So I'm writing a story right now. Not for school or anything, just for fun. I don't have all the dealis clear in my head yet (like the antagonisht.. just have very vague details about him) but I started writing it anyway. Here's the first coupla paragraphs:
I burst out of the door and into what should've been the darkness of night. I paused for a moment, stunned by the flashy lights of an unfarmilliar city. I'm sure my current location crossed across my thoughts, but I pushed my curiosity back. I reminded my self I needed to get away, and fast.
I knew I didn't have much time before he caught up to me. Surely, by now, he'd know I'd escaped. For the first few minutes of my mad dash through the foreign city streets, the only sound I heard was my own footsteps, breathing, and the splashing of rain on the pavement.
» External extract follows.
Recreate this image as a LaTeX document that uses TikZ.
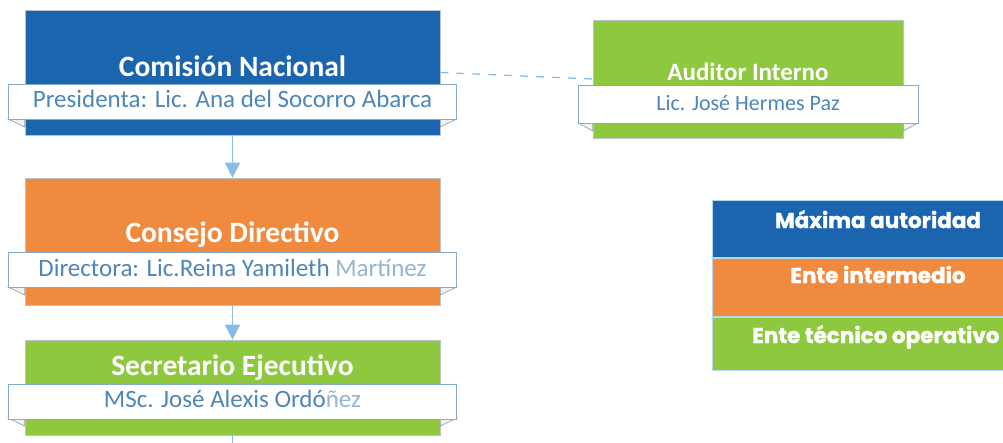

However, I soon heard a heavier set of feet behind me. I didn't need to look over my shoulder to know he was behind me and gaining.
Under my breath, I muttered, "This is what I get for being impulsive and not planning ahead." I pushed myself to run faster.
That's about half of what I've written so far. Anyone have opinions? Constructive criticisms? Yes, I know I probably speeled things wrong but that's why they didn't pick me for the spelling bee.
So happy! I hve tomorrow afternoon off from musical rehersal!